星島日報によると、日本のノーベル賞「井噴現象(=爆発的増加)」は、「長期主義の勝利」と見ることができるという。
そこには、長期的で安定し、かつ的を絞った国家戦略と投資、堅実な基礎教育、自由な研究環境、職人精神、企業による研究開発、学問の継承など、さまざまな要素が含まれている。
北京大学の周程(ジョウ・チェン)教授は次のように指摘する。
「日本のノーベル賞受賞者の9割以上は第2次世界大戦後に高等教育を受けており、全員が日本国内で学部または専門課程を修了している。彼らの受賞の基礎となった研究成果は、1970年代以降に得られたものがほとんどである。つまり、日本の研究開発費の対GDP比が2%に達して以降の成果である。これは戦後の教育改革と関係があり、研究開発費の継続的な増加の恩恵でもある。強固な経済的支えなしには不可能だった」と分析している。

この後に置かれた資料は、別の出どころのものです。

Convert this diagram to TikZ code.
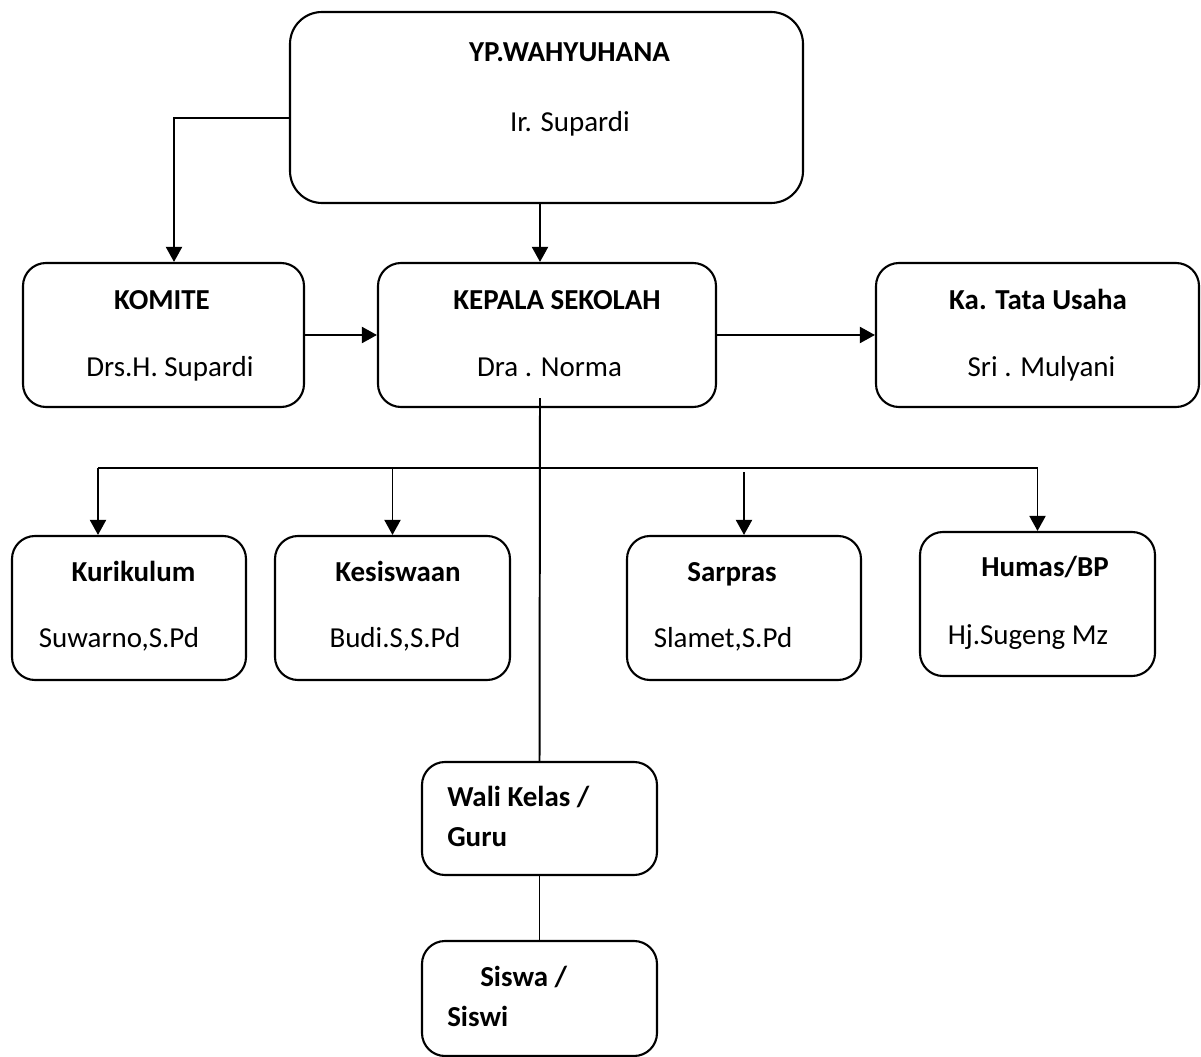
\documentclass[tikz,border=0pt]{standalone}
\usepackage{fontspec}
\setmainfont{Carlito}
\usetikzlibrary{arrows.meta}

\begin{document}
\begin{tikzpicture}[
  box/.style={rectangle,draw,line width=1.5pt,rounded corners=0.575cm,inner sep=0pt},
  txt/.style={inner sep=0pt,text height=0.47cm,text depth=0pt,font=\fontsize{20.6pt}{24pt}\selectfont},
  head/.style={txt,font=\fontsize{20.6pt}{24pt}\selectfont\bfseries},
  arr/.style={line width=1.4pt,-{Triangle[length=0.375cm,width=0.4cm]}},
  link/.style={line width=1.4pt}]
\useasboundingbox (0,0) rectangle (30.025,-26.425);

% Yayasan
\node[box,rounded corners=0.8cm,minimum width=12.825cm,minimum height=4.775cm] (yp) at (13.6625,-2.6875) {};
\node[head] (ypT) at (14.2375,-1.3) {YP.WAHYUHANA};
\node[txt] (ypN) at (14.25,-3.05) {Ir. Supardi};

% Komite, kepala sekolah, tata usaha
\node[box,minimum width=7.025cm,minimum height=3.6cm] (komite) at (4.0875,-8.375) {};
\node[head] (komiteT) at (4.05,-7.5) {KOMITE};
\node[txt] (komiteN) at (4.25,-9.175) {Drs.H. Supardi};
\node[box,minimum width=8.45cm,minimum height=3.6cm] (kepala) at (13.675,-8.375) {};
\node[head] (kepalaT) at (13.925,-7.5) {KEPALA SEKOLAH};
\node[txt] (kepalaN) at (13.7375,-9.175) {Dra . Norma};
\node[box,minimum width=8.075cm,minimum height=3.6cm] (katu) at (25.9375,-8.375) {};
\node[head] (katuT) at (25.95,-7.5) {Ka. Tata Usaha};
\node[txt] (katuN) at (26.0375,-9.175) {Sri . Mulyani};

% Wakil kepala
\node[box,minimum width=5.85cm,minimum height=3.6cm] (kurikulum) at (3.225,-15.2) {};
\node[head] (kurikulumT) at (3.3375,-14.3) {Kurikulum};
\node[txt] (kurikulumN) at (2.975,-15.95) {Suwarno,S.Pd};
\node[box,minimum width=5.875cm,minimum height=3.6cm] (kesiswaan) at (9.8125,-15.2) {};
\node[head] (kesiswaanT) at (9.95,-14.3) {Kesiswaan};
\node[txt] (kesiswaanN) at (9.875,-15.95) {Budi.S,S.Pd};
\node[box,minimum width=5.85cm,minimum height=3.6cm] (sarpras) at (18.6,-15.2) {};
\node[head] (sarprasT) at (18.3,-14.3) {Sarpras};
\node[txt] (sarprasN) at (18.075,-15.95) {Slamet,S.Pd};
\node[box,minimum width=5.875cm,minimum height=3.6cm] (humas) at (25.9375,-15.1) {};
\node[head] (humasT) at (26.125,-14.175) {Humas/BP};
\node[txt] (humasN) at (25.7,-15.875) {Hj.Sugeng Mz};

% Guru dan siswa
\node[box,minimum width=5.875cm,minimum height=2.825cm] (wali) at (13.4875,-20.4625) {};
\node[head,anchor=west] (waliT) at (11.175,-19.925) {Wali Kelas /};
\node[head,anchor=west] (waliN) at (11.175,-20.925) {Guru};
\node[box,minimum width=5.875cm,minimum height=2.875cm] (siswa) at (13.4875,-24.9625) {};
\node[head,anchor=west] (siswaT) at (12.0,-24.425) {Siswa /};
\node[head,anchor=west] (siswaN) at (11.175,-25.425) {Siswi};

% Garis
\draw[arr] ([yshift=-0.2625cm]yp.west) -| ([xshift=0.2625cm]komite.north);
\draw[arr] ([xshift=-0.1625cm]yp.south) -- ([xshift=-0.175cm]kepala.north);
\draw[arr] (komite.east) -- (kepala.west);
\draw[arr] (kepala.east) -- (katu.west);
\draw[link] ([xshift=-0.175cm,yshift=0.25cm]kepala.south) -- (wali.north);
\draw[link] (wali.south) -- (siswa.north);

\coordinate (bus) at (2.45,-11.7);
\draw[arr] (bus) -| (humas.north);
\draw[arr] (bus) -- (bus |- kurikulum.north);
\draw[arr] (bus -| kesiswaan.north) -- (kesiswaan.north);
\draw[arr] ([yshift=-0.1cm]bus -| sarpras.north) -- (sarpras.north);
\end{tikzpicture}
\end{document}
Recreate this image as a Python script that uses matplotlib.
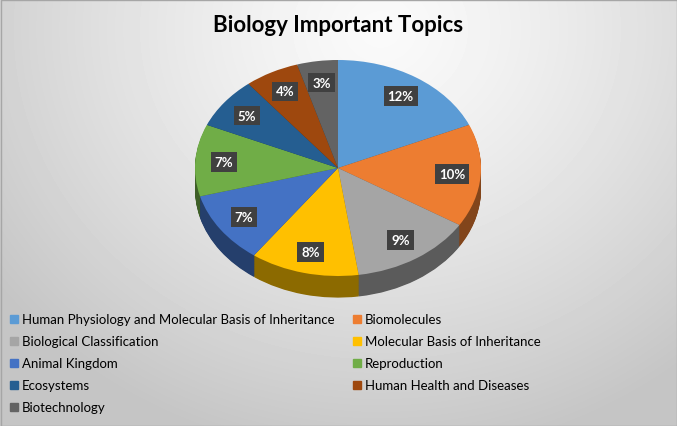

現在、中国の経済発展に伴い、研究開発費も急増している。2024年には、中国全体の研究・試験開発費が3兆6000億元を超え、前年より8・3%増加。GDP比で2・68%に達し、総額では世界第2位を維持している。中国のトップ大学の世界的評価も日本を大きく上回るようになった。
英国紙「タイムズ・ハイアー・エデュケーション」が発表した最新の世界大学ランキングでは、清華大学がアジア1位、世界12位を3年連続で維持。アジア2位は北京大学で、2年連続で世界13位。日本の東京大学は26位にとどまっている。
ノーベル賞受賞には顕著な〝タイムラグ〟がある。研究によれば、科学的成果が生まれてから受賞まで平均22年かかるという。
星島日報は「このことから見て、中国が現在のように研究開発へ継続的に投資を続けるなら、ノーベル賞受賞はそう遠くないだろう。もっとも、自由な研究環境や職人精神などの面では、依然として日本から学ぶべき点が多い」と結んでいる。